Wells Fargo's Third-Quarter Profit Rises 4 Percent (Update5)

By David Mildenberg

Oct. 16 (Bloomberg) -- Wells Fargo & Co., the second- largest U.S. mortgage lender, said third-quarter profit rose less than estimated after losses from home equity and consumer loans climbed.

Net income advanced 4 percent to $2.28 billion, or 68 cents a share, from $2.19 billion, or 64 cents, a year earlier, the San Francisco-based bank said today in a statement. Wells Fargo fell the most in two months in New York trading.

Profit grew at the slowest pace since at least 2002 for Wells Fargo amid the worst housing slump in 16 years, and the weakness also will hurt fourth-quarter results, the company said. The report may signal that Wells Fargo can't meet its target of 10 percent annual earnings growth, said KBW Inc. analyst Frederick Cannon.

``Investors have become complacent and not delved too much below the surface,'' Cannon said. ``While Wells Fargo is an exceptional bank, they are not immune from what's going on in the markets.''

The bank's shares fell $1.40, or 3.9 percent, to $34.55 at 4:03 p.m. in New York Stock Exchange composite trading. Wells Fargo's stock gained 1.3 percent during the quarter, third-best in the KBW Bank Index behind Bank of America Corp. and Northern Trust Corp. Only Countrywide Financial Corp. made more home loans than Wells Fargo as of midyear.

Fourth-Quarter Outlook

Weak housing prices and tighter credit standards that limit borrowing will also hurt fourth-quarter results, Chief Financial Officer Howard Atkins said in an interview. He wouldn't provide estimates.

``The decline in home prices accelerated'' in the third quarter, ``which produced somewhat higher losses than we anticipated,'' Atkins said. ``The housing market inevitably goes through cycles and we are in the down phase of that cycle.''

Wells expects losses in its home equity business to remain higher than normal in 2008, Gary Townsend, an analyst at Friedman Billings & Ramsey Group, Inc. in Arlington Virginia, said in a report today. Housing prices remain stable in California, Wells' biggest market, except in the depressed Central Valley region around Sacramento, Atkins said.

Per-share profit was a penny less than the average estimate of 19 analysts surveyed by Bloomberg. Revenue advanced 10 percent to $9.85 billion.

The bank reported net credit losses of $892 million, up 35 percent from a year earlier. About half of the increase stemmed from home equity loans, where lower property prices caused steeper-than-expected losses, Chief Credit Officer Mike Loughlin said.

Home Equity Loans

Wells said about a fourth of its overdue home equity loans were originated by independent brokers, a source of business that it eliminated during the quarter. It had made up about 7 percent of the company's $83 billion home equity portfolio, David Hendler, an analyst at CreditSights Inc. said in a report today.
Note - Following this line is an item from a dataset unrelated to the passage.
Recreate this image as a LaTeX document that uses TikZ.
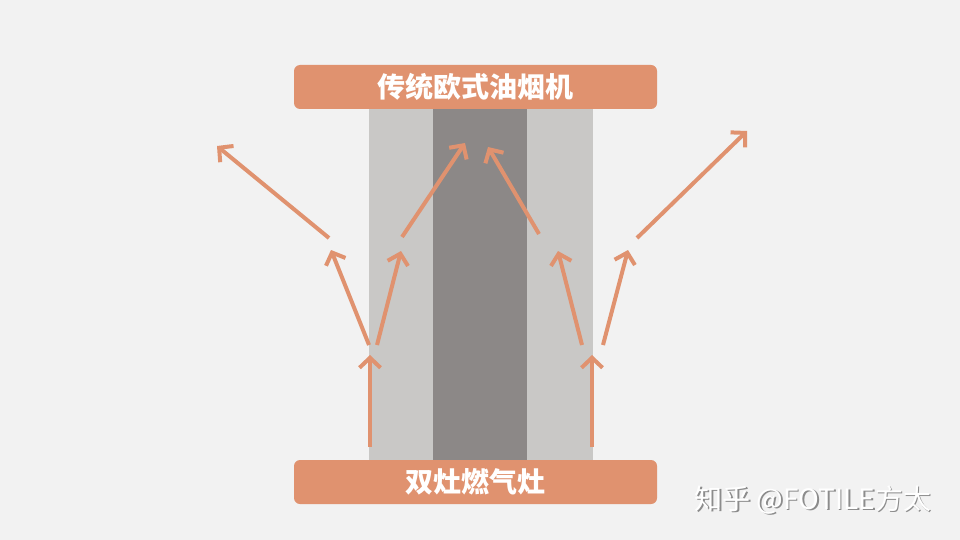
\documentclass[tikz,border=0pt]{standalone}
\usepackage{fontspec}
\newfontfamily\cjk{Noto Sans CJK SC}
\usetikzlibrary{arrows.meta}
\definecolor{bgray}{HTML}{F2F2F2}
\definecolor{salmon}{HTML}{E0926F}
\definecolor{hoodlight}{HTML}{C9C8C6}
\definecolor{hooddark}{HTML}{8C8887}
\tikzset{
  bar/.style={fill=salmon,rounded corners=6pt,minimum width=363pt,minimum height=44pt,
    text=white,font=\cjk\bfseries\fontsize{28}{28}\selectfont,inner sep=0pt},
  flow/.style={draw=salmon,line width=4pt,-{Straight Barb[length=10pt,width=21pt]}},
}
\begin{document}
\begin{tikzpicture}[x=1pt,y=-1pt]
  \fill[bgray] (0,0) rectangle (960,540);
  \useasboundingbox (0,0) rectangle (960,540);
  % hood airflow columns
  \fill[hoodlight] (369,109) rectangle (593,460);
  \fill[hooddark] (433,109) rectangle (527,460);
  \node[bar] (hood) at (475.5,87) {传统欧式油烟机};
  \node[bar] (stove) at (475.5,482) {双灶燃气灶};
  % flow points
  \coordinate (lv0) at (370,447);  \coordinate (lv1) at (370,355);
  \coordinate (rv0) at (592,447);  \coordinate (rv1) at (592,355);
  \coordinate (la0) at (369,345);  \coordinate (la1) at (331,250);
  \coordinate (lb0) at (377,345);  \coordinate (lb1) at (401,251);
  \coordinate (ra0) at (582,345);  \coordinate (ra1) at (558,251);
  \coordinate (rb0) at (603,345);  \coordinate (rb1) at (628,250);
  \coordinate (lc0) at (329,238);  \coordinate (lc1) at (217,146);
  \coordinate (ld0) at (402,237);  \coordinate (ld1) at (465,143);
  \coordinate (rc0) at (539,234);  \coordinate (rc1) at (488,147);
  \coordinate (rd0) at (637,238);  \coordinate (rd1) at (747,131);
  \foreach \arr in {lv,rv,la,lb,ra,rb,lc,ld,rc,rd} {
    \draw[flow] (\arr0) -- (\arr1);
  }
  % watermark
  \node[text=black!45,font=\cjk\fontsize{28}{28}\selectfont] (wmshadow) at (814.5,501.5) {知乎 @FOTILE方太};
  \node[text=white,font=\cjk\fontsize{28}{28}\selectfont] (wm) at (813,500) {知乎 @FOTILE方太};
\end{tikzpicture}
\end{document}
``They didn't get into the unusual and abstract products like some of their competitors, but in this kind of environment nobody is going to be completely immune,'' Scott Siefers, associate director at Sandler O'Neill & Partners LP in New York, said in an interview.
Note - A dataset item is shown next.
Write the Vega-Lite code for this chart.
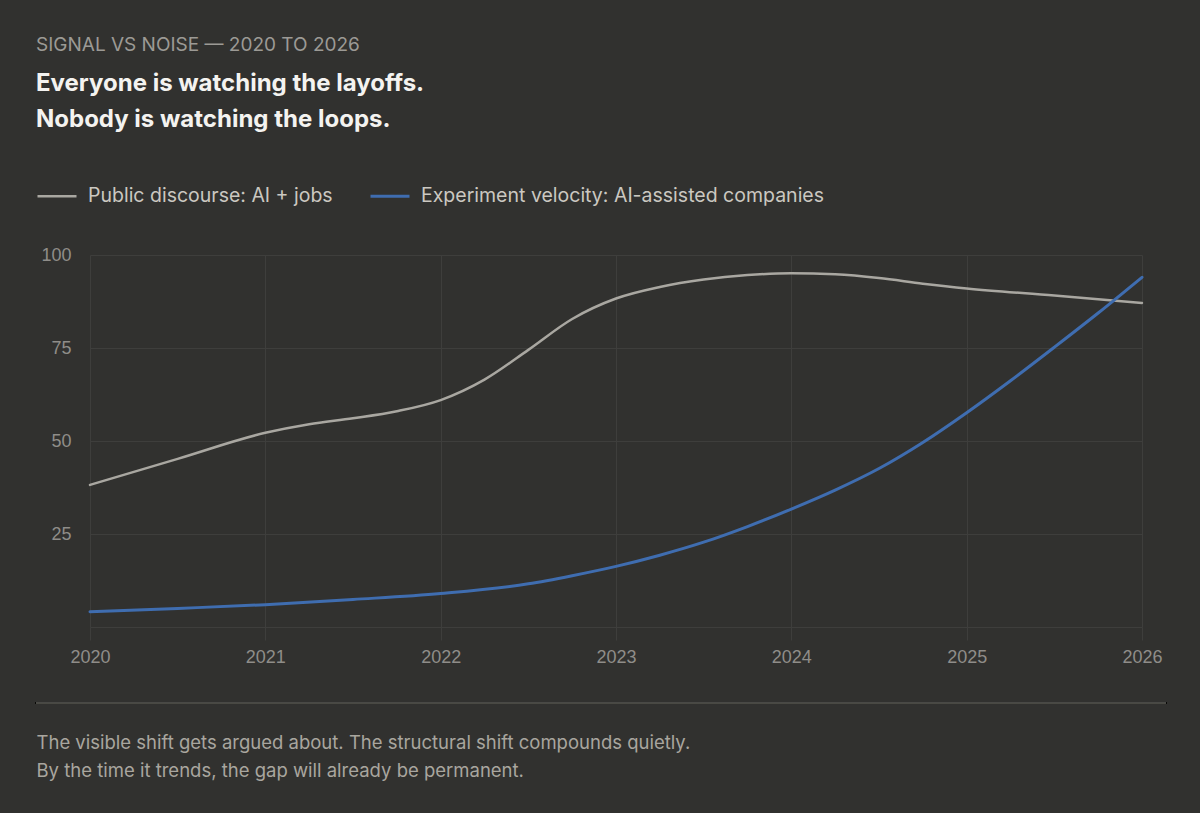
{
  "$schema": "https://vega.github.io/schema/vega-lite/v6.json",
  "description": "Public discourse on AI and jobs versus experiment velocity at AI-assisted companies, 2020 to 2026.",
  "autosize": {"type": "none"},
  "width": 1052,
  "height": 372,
  "padding": {"left": 90, "top": 255, "right": 58, "bottom": 186},
  "background": "#31312f",
  "title": {
    "text": "SIGNAL VS NOISE — 2020 TO 2026",
    "subtitle": ["Everyone is watching the layoffs.", "Nobody is watching the loops."],
    "anchor": "start",
    "frame": "group",
    "dx": -54,
    "offset": 43,
    "font": "Inter",
    "fontSize": 19,
    "fontWeight": "normal",
    "color": "#9c9a95",
    "subtitleFont": "Inter",
    "subtitleFontSize": 24,
    "subtitleFontWeight": "bold",
    "subtitleColor": "#f4f3f0",
    "subtitlePadding": 17,
    "subtitleLineHeight": 36
  },
  "data": {
    "values": [
      {"year": 2020, "series": "Public discourse: AI + jobs", "value": 38.2},
      {"year": 2020.5, "series": "Public discourse: AI + jobs", "value": 45.2},
      {"year": 2021, "series": "Public discourse: AI + jobs", "value": 52.2},
      {"year": 2021.25, "series": "Public discourse: AI + jobs", "value": 54.5},
      {"year": 2021.5, "series": "Public discourse: AI + jobs", "value": 56.1},
      {"year": 2021.75, "series": "Public discourse: AI + jobs", "value": 58},
      {"year": 2022, "series": "Public discourse: AI + jobs", "value": 61},
      {"year": 2022.25, "series": "Public discourse: AI + jobs", "value": 66.5},
      {"year": 2022.5, "series": "Public discourse: AI + jobs", "value": 74.5},
      {"year": 2022.75, "series": "Public discourse: AI + jobs", "value": 82.8},
      {"year": 2023, "series": "Public discourse: AI + jobs", "value": 88.3},
      {"year": 2023.25, "series": "Public discourse: AI + jobs", "value": 91.4},
      {"year": 2023.5, "series": "Public discourse: AI + jobs", "value": 93.4},
      {"year": 2023.75, "series": "Public discourse: AI + jobs", "value": 94.6},
      {"year": 2024, "series": "Public discourse: AI + jobs", "value": 95.1},
      {"year": 2024.25, "series": "Public discourse: AI + jobs", "value": 94.8},
      {"year": 2024.5, "series": "Public discourse: AI + jobs", "value": 93.8},
      {"year": 2024.75, "series": "Public discourse: AI + jobs", "value": 92.3},
      {"year": 2025, "series": "Public discourse: AI + jobs", "value": 91},
      {"year": 2025.5, "series": "Public discourse: AI + jobs", "value": 89.1},
      {"year": 2026, "series": "Public discourse: AI + jobs", "value": 87.1},
      {"year": 2020, "series": "Experiment velocity: AI-assisted companies", "value": 4.1},
      {"year": 2020.5, "series": "Experiment velocity: AI-assisted companies", "value": 5},
      {"year": 2021, "series": "Experiment velocity: AI-assisted companies", "value": 6},
      {"year": 2021.5, "series": "Experiment velocity: AI-assisted companies", "value": 7.4},
      {"year": 2022, "series": "Experiment velocity: AI-assisted companies", "value": 9},
      {"year": 2022.5, "series": "Experiment velocity: AI-assisted companies", "value": 11.6},
      {"year": 2022.75, "series": "Experiment velocity: AI-assisted companies", "value": 13.8},
      {"year": 2023, "series": "Experiment velocity: AI-assisted companies", "value": 16.3},
      {"year": 2023.25, "series": "Experiment velocity: AI-assisted companies", "value": 19.3},
      {"year": 2023.5, "series": "Experiment velocity: AI-assisted companies", "value": 22.8},
      {"year": 2023.75, "series": "Experiment velocity: AI-assisted companies", "value": 27},
      {"year": 2024, "series": "Experiment velocity: AI-assisted companies", "value": 31.7},
      {"year": 2024.25, "series": "Experiment velocity: AI-assisted companies", "value": 36.8},
      {"year": 2024.5, "series": "Experiment velocity: AI-assisted companies", "value": 42.6},
      {"year": 2024.75, "series": "Experiment velocity: AI-assisted companies", "value": 49.6},
      {"year": 2025, "series": "Experiment velocity: AI-assisted companies", "value": 57.6},
      {"year": 2025.25, "series": "Experiment velocity: AI-assisted companies", "value": 66.2},
      {"year": 2025.5, "series": "Experiment velocity: AI-assisted companies", "value": 75.2},
      {"year": 2025.75, "series": "Experiment velocity: AI-assisted companies", "value": 84.4},
      {"year": 2026, "series": "Experiment velocity: AI-assisted companies", "value": 94}
    ]
  },
  "layer": [
    {
      "mark": {"type": "line", "interpolate": "monotone", "strokeCap": "round"},
      "encoding": {
        "x": {
          "field": "year",
          "type": "quantitative",
          "scale": {"domain": [2020, 2026], "nice": false, "zero": false},
          "axis": {
            "values": [2020, 2021, 2022, 2023, 2024, 2025, 2026],
            "format": "d",
            "grid": true,
            "domain": false,
            "tickSize": 13,
            "labelFlush": false,
            "labelPadding": 8,
            "title": [
              "The visible shift gets argued about. The structural shift compounds quietly.",
              "By the time it trends, the gap will already be permanent."
            ],
            "titleAnchor": "start",
            "titleAlign": "left",
            "titleBaseline": "top",
            "titleX": -54,
            "titleY": 106,
            "titleFont": "Inter",
            "titleFontSize": 18.5,
            "titleFontWeight": "normal",
            "titleColor": "#a9a69f",
            "titleLineHeight": 28
          }
        },
        "y": {
          "field": "value",
          "type": "quantitative",
          "scale": {"domain": [0, 100], "nice": false},
          "axis": {
            "values": [0, 25, 50, 75, 100],
            "labelExpr": "datum.value === 0 ? '' : datum.label",
            "grid": true,
            "domain": false,
            "ticks": false,
            "labelFlush": false,
            "labelPadding": 19,
            "title": null
          }
        },
        "color": {
          "field": "series",
          "type": "nominal",
          "scale": {
            "domain": ["Public discourse: AI + jobs", "Experiment velocity: AI-assisted companies"],
            "range": ["#a9a7a1", "#3f6db0"]
          },
          "legend": {
            "orient": "none",
            "legendX": -54,
            "legendY": -80,
            "direction": "horizontal",
            "title": null,
            "symbolType": "stroke",
            "symbolSize": 1521,
            "symbolStrokeWidth": 3,
            "labelOffset": 10,
            "labelLimit": 0,
            "columnPadding": 31,
            "labelFont": "Inter",
            "labelFontSize": 19.5,
            "labelColor": "#cbc8c1"
          }
        },
        "strokeWidth": {
          "field": "series",
          "type": "nominal",
          "scale": {
            "domain": ["Public discourse: AI + jobs", "Experiment velocity: AI-assisted companies"],
            "range": [2.5, 3]
          },
          "legend": null
        }
      }
    },
    {
      "mark": {"type": "rule", "color": "#4a4a47", "strokeWidth": 1},
      "encoding": {
        "x": {"datum": 2019.692, "type": "quantitative"},
        "x2": {"datum": 2026.137},
        "y": {"datum": -20.4, "type": "quantitative"}
      }
    }
  ],
  "config": {
    "view": {"stroke": null},
    "axis": {
      "gridColor": "#3e3e3c",
      "tickColor": "#3e3e3c",
      "labelFont": "Liberation Sans",
      "labelFontSize": 18,
      "labelColor": "#8f8d89"
    }
  }
}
The net interest margin, or the difference between what the bank pays to attract deposits and what it earns on loans, narrowed to 4.55 percent from 4.79 percent a year earlier.

Cross-Selling

Cross-selling among the bank's units is propelling revenue growth, Atkins said. Fees from trust and investments increased 17 percent, while credit-card fees gained 21 percent. Mortgage banking increased as growth from servicing mortgages and a hedging gain outpaced a 12 percent decline in new home loans.
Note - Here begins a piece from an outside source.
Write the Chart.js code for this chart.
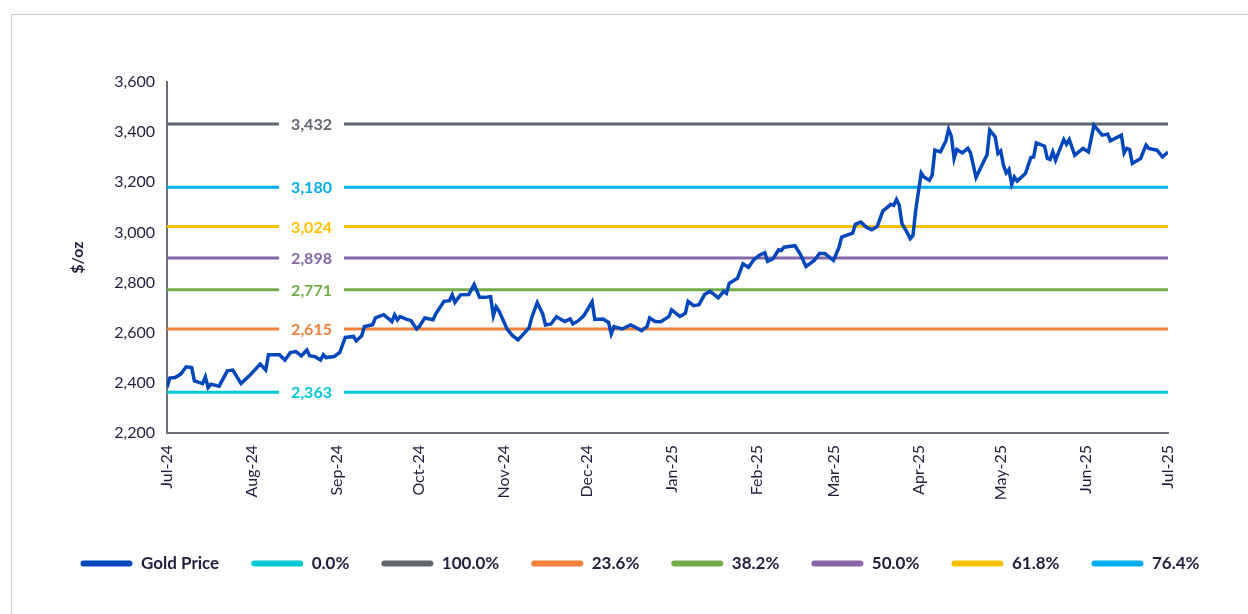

The company has been using services such as electronic payroll and bill-paying to attract business clients. Wells Fargo bought CIT's construction finance unit in August, adding 235 people who serve contractors that build and repair infrastructure. Clients also include manufacturers, distributors and dealers of construction equipment.

Average commercial loans increased 20 percent, pushing total average loans up 15 percent.

At least 100 home lenders have sought buyers, halted loans or left the business this year, according to Bloomberg data, as U.S. foreclosures set a record in the second quarter and overdue payments on subprime home loans reached a five-year high, according to the Mortgage Bankers Association.

Wells Fargo responded in July by halting some subprime home loans at its own branches, shutting a business that bought such loans from other lenders and cutting off subprime mortgages offered by independent brokers.

The next month, Wells Fargo curtailed loans to customers whose credit scores were higher than subprime and lower than prime. That included Alt-A mortgages, which are given to people who don't document their income or use the loans for second homes and investment properties.

``Most of our nonperforming loans are either secured by real estate or autos so we've got collateral,'' Atkins said.